During Advent meetings and on Christmas Eve, we create sacred places where we are enabled to release our unspoken hope and unacknowledged sorrow. The whole season of waiting for the blessed hope with the prophets, with John the Baptist, with Mary and Joseph, with the shepherds and magi, and with everyone in the story is a safe place for our deeper selves to feel our sorrows and hope and see them transformed.

Francis Weller writes:

“We are creatures of ritual. We have been using rituals for tens of thousands of years. Ancient burial sites include careful placement of artifacts with the dead, such as bones carved and covered with ochre, pieces of flint for the hunt in the next world, food, and ornamented beads. In fact, grief for the loss of a loved one may have elicited our first ritual actions. There is something about ritual that resonates deep in the bone. It is a ‘language older than word,’ relying not so much on speech as on gestures, rhythms, movements and emotion. In this sense, ritual addresses something far more primal than language.”

Peter Shaffer, Equus says, “Can you think of anything worse one can do to anybody than take away their worship? … without worship you shrink, it’s as brutal as that.” 

Participating in an alive Advent might be one of the most alternative things we can do.

More

Resources from the Ignatians

A perky website that tells you everything: calendars, readings, family rituals, wreaths, you name it.

The Advent pilgrimage: Five things to try (by Rod)

Instructions from the Lutherans:

Another Video about the origins and history of Advent.

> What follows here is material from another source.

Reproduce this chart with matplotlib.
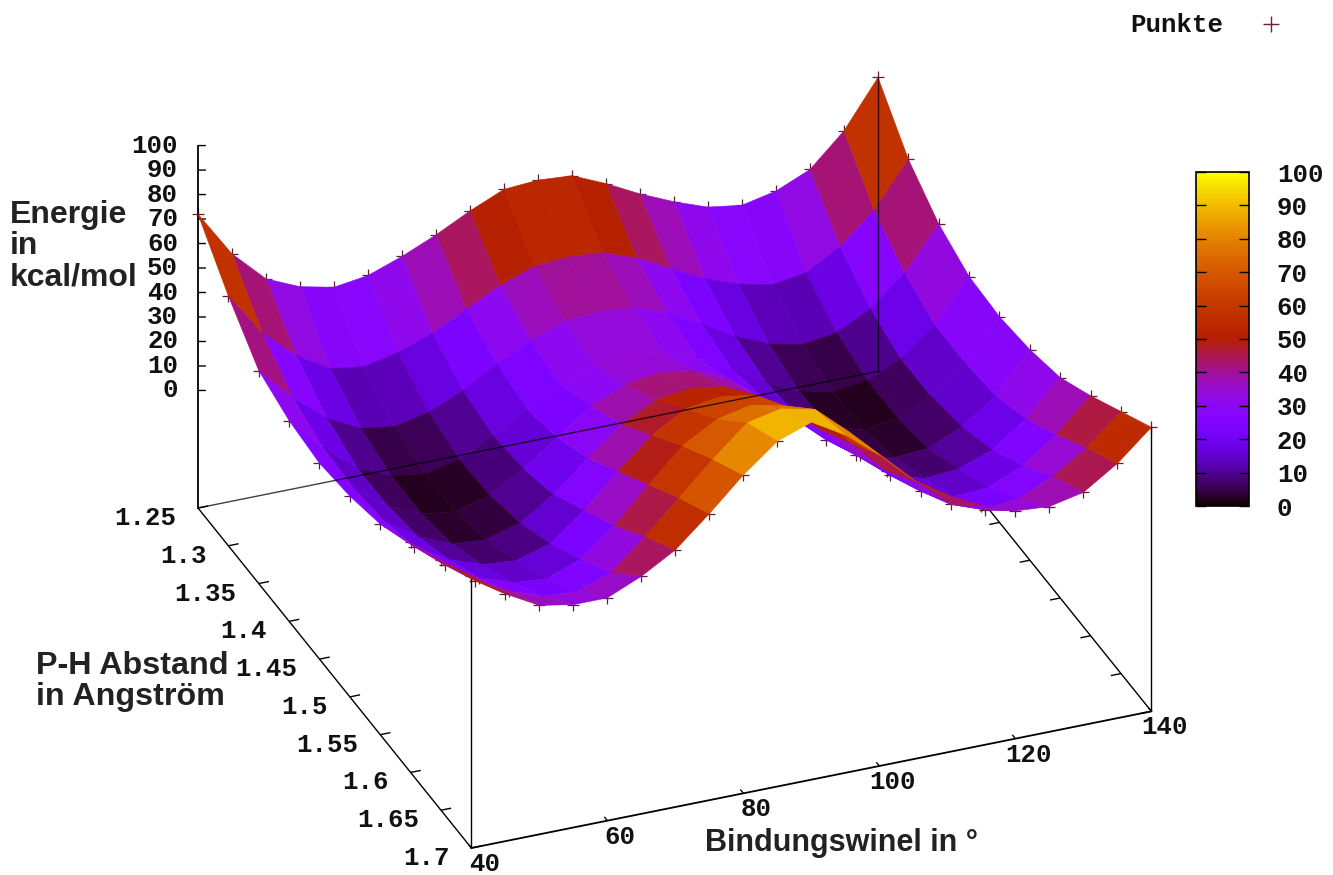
import numpy as np
import matplotlib
matplotlib.use('Agg')
import matplotlib.pyplot as plt
from matplotlib.colors import ListedColormap, Normalize
from matplotlib.cm import ScalarMappable
from mpl_toolkits.mplot3d import proj3d

angle = [40, 45, 50, 55, 60, 65, 70, 75, 80, 85, 90, 95, 100, 105, 110, 115, 120, 125, 130, 135, 140]
dist = [1.25, 1.30, 1.35, 1.40, 1.45, 1.50, 1.55, 1.60, 1.65, 1.70]

# Energie pro Abstand (Zeilen) und Winkel (Spalten)
e125 = [72, 53, 40, 34, 31, 33, 38, 44, 51, 57, 58, 57, 51, 44, 38, 33, 31, 34, 40, 53, 72]
e130 = [54, 36, 24, 16, 14, 17, 22, 29, 36, 41, 42, 41, 36, 29, 22, 17, 14, 16, 24, 36, 54]
e135 = [39, 25, 14, 7, 5, 8, 14, 22, 29, 34, 35, 34, 29, 22, 14, 8, 5, 7, 14, 26, 43]
e140 = [34, 20, 9, 3, 1, 4, 11, 19, 26, 31, 33, 31, 26, 19, 11, 4, 1, 3, 9, 20, 37]
e145 = [32, 19, 9, 3, 1, 5, 13, 23, 33, 39, 41, 39, 33, 23, 13, 5, 1, 3, 9, 20, 36]
e150 = [34, 21, 12, 6, 5, 9, 18, 30, 41, 48, 50, 48, 41, 30, 18, 9, 5, 6, 12, 22, 38]
e155 = [38, 26, 18, 13, 12, 16, 27, 40, 52, 60, 62, 60, 52, 40, 27, 16, 12, 13, 18, 28, 42]
e160 = [46, 34, 26, 21, 20, 25, 36, 50, 63, 71, 74, 71, 63, 50, 36, 25, 20, 21, 27, 37, 50]
e165 = [54, 43, 36, 31, 30, 35, 47, 60, 73, 85, 88, 85, 73, 60, 47, 35, 30, 32, 38, 47, 59]
e170 = [63, 53, 45.5, 43, 43, 49, 57, 69, 82, 93, 98, 90, 79, 66, 57, 50, 45, 44, 47, 56, 68]
energy = [e125, e130, e135, e140, e145, e150, e155, e160, e165, e170]

x_ticks = [40, 60, 80, 100, 120, 140]
y_ticks = [1.25, 1.3, 1.35, 1.4, 1.45, 1.5, 1.55, 1.6, 1.65, 1.7]
y_tick_labels = ['1.25', '1.3', '1.35', '1.4', '1.45', '1.5', '1.55', '1.6', '1.65', '1.7']
z_ticks = [0, 10, 20, 30, 40, 50, 60, 70, 80, 90, 100]
z_base = -48

W, H = 1333, 875
mono = dict(family='Liberation Mono', weight='bold', size=18.5, color='#111111')
sans = dict(family='Liberation Sans', weight='bold', color='#222222', linespacing=1.05)

# gnuplot Palette rgbformulae 7,5,15
t = np.linspace(0, 1, 256)
pal = ListedColormap(np.c_[np.sqrt(t), t**3, np.clip(np.sin(2*np.pi*t), 0, 1)])
norm = Normalize(0, 100)

X, Y = np.meshgrid(angle, dist)
Z = np.array(energy, dtype=float)

# Zellenfarbe kommt vor allem von der hinteren Kante der Zelle
back = (Z[:-1, :-1] + Z[:-1, 1:])/2
front = (Z[1:, :-1] + Z[1:, 1:])/2
cell = 0.75*back + 0.25*front

fig = plt.figure(figsize=(W/100, H/100), dpi=100, facecolor='white')
ax = fig.add_axes([0, 0, 1, 1], projection='3d', proj_type='ortho', computed_zorder=False)
ax.set_xlim(40, 140, view_margin=0)
ax.set_ylim(1.7, 1.25, view_margin=0)
ax.set_zlim(z_base, 100, view_margin=0)
ax.set_box_aspect((1, 1, 0.571))
ax.view_init(elev=30, azim=-111.9)
ax.set_axis_off()


def to_px(x, y, z):
    u, v, _ = proj3d.proj_transform(x, y, z, ax.get_proj())
    dx, dy = ax.transData.transform((u, v))
    return dx, H - dy


# Achse so legen, dass die hintere Kante auf (198,508)-(878,370) liegt
side, left, bottom = 800.0, 300.0, 50.0
for n in range(3):
    ax.set_position([left/W, bottom/H, side/W, side/H])
    p0 = to_px(40, 1.25, z_base)
    p1 = to_px(140, 1.25, z_base)
    scale = 680.0/(p1[0]-p0[0])
    if abs(scale-1) > 1e-4:
        cx = left + side/2
        cy = bottom + side/2
        # Skalierung um die Achsenmitte, danach verschieben
        nx = cx + (p0[0]-cx)*scale
        ny = cy + ((H-p0[1])-cy)*scale
        side *= scale
        left = cx - side/2 + (198-nx)
        bottom = cy - side/2 + ((H-508)-ny)
    else:
        left += 198-p0[0]
        bottom += (H-508)-(H-p0[1])
ax.set_position([left/W, bottom/H, side/W, side/H])

line = dict(color='black', lw=1.0, solid_capstyle='butt')

# Punkte liegen unter der Fläche, nur am Rand sichtbar
ax.plot(X.ravel(), Y.ravel(), Z.ravel(), '+', color='#5a1f35', ms=9, mew=0.9, zorder=1)

# Grundfläche und senkrechte Kanten
ax.plot([40, 40], [1.25, 1.7], [z_base, z_base], zorder=1.5, **line)
ax.plot([40, 140], [1.7, 1.7], [z_base, z_base], zorder=1.5, color='black', lw=1.3)
ax.plot([140, 140], [1.7, 1.25], [z_base, z_base], zorder=1.5, **line)
ax.plot([40, 40], [1.25, 1.25], [z_base, 100], zorder=1.5, color='black', lw=1.3)
ax.plot([40, 40], [1.7, 1.7], [z_base, Z[-1, 0]], zorder=1.5, **line)
ax.plot([140, 140], [1.7, 1.7], [z_base, Z[-1, -1]], zorder=1.5, **line)

for v in z_ticks:
    ax.plot([40, 41.0], [1.25, 1.2518], [v, v], zorder=1.5, **line)
    px, py = to_px(40, 1.25, v)
    fig.text((px-20)/W, 1-py/H, str(v), ha='right', va='center', **mono)
for v, s in zip(y_ticks, y_tick_labels):
    ax.plot([40, 41.5], [v, v], [z_base, z_base], zorder=1.5, **line)
    ax.plot([140, 138.5], [v, v], [z_base, z_base], zorder=1.5, **line)
    px, py = to_px(40, v, z_base)
    fig.text((px-22)/W, 1-(py+10)/H, s, ha='right', va='center', **mono)
for v in x_ticks:
    ax.plot([v, v], [1.7, 1.695], [z_base, z_base], zorder=1.5, **line)
    px, py = to_px(v, 1.7, z_base)
    fig.text((px+13)/W, 1-(py+16)/H, str(v), ha='center', va='center', **mono)

ax.plot_surface(X, Y, Z, facecolors=pal(norm(cell)), rstride=1, cstride=1, shade=False,
                linewidth=0.4, antialiased=True, zorder=2)

# diese Linien liegen in gnuplot über der Fläche
ax.plot([40, 140], [1.25, 1.25], [z_base, z_base], zorder=3, color='black', lw=1.0, alpha=0.75)
ax.plot([140, 140], [1.25, 1.25], [z_base, Z[0, -1]], zorder=3, color='black', lw=1.0, alpha=0.75)

fig.text(10/W, 1-200/H, 'Energie\nin\nkcal/mol', ha='left', va='top', size=23, **sans)
fig.text(36/W, 1-651/H, 'P-H Abstand\nin Angström', ha='left', va='top', size=23.2, **sans)
fig.text(705/W, 1-843/H, 'Bindungswinel in °', ha='left', va='center', size=22, **sans)

# Legende
fig.text(1130/W, 1-25/H, 'Punkte', ha='left', va='center', **mono)
leg = fig.add_axes([0, 0, 1, 1], zorder=-1)
leg.set_xlim(0, W)
leg.set_ylim(H, 0)
leg.axis('off')
leg.plot([1271], [24], '+', color='#6e1f3a', ms=11, mew=1.0)

# Farbskala
cax = fig.add_axes([1196/W, 1-506/H, 53/W, 334/H])
cb = fig.colorbar(ScalarMappable(norm=norm, cmap=pal), cax=cax, ticks=z_ticks)
cb.outline.set_linewidth(1.2)
cb.outline.set_edgecolor('black')
cax.tick_params(axis='y', direction='in', left=True, right=True, length=7, width=1.0, pad=20)
for lab in cax.get_yticklabels():
    lab.set(**mono)

fig.savefig('out.png', dpi=100)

Advent begins the liturgical year. Here are some guides to the schedule: 1) Roman Catholic, 2) Anglican 3) TextWeek is full of resources.

What do we do with this?

Today, in the absence of communal rituals that hold and sustain our psychic lives, we often unconsciously fall into ritualized behaviors (nightly TV, Friday night at the bar, Eagles/Phillies games, videogame obsessions, etc.). These patterns, however, do not carry what is required to make them soul-nourishing practices. In the end we will either participate in ritual deliberately, which binds us to soul, community, nature and the sacred, or we will be reduced to repetitive patterns of addiction, compulsion, or routines lacking in artistry and renewal. 

Check to see if you have an Advent replacement going. The resistance you feel to the discipline season may be more about how locked up you are than about how stupid the season is.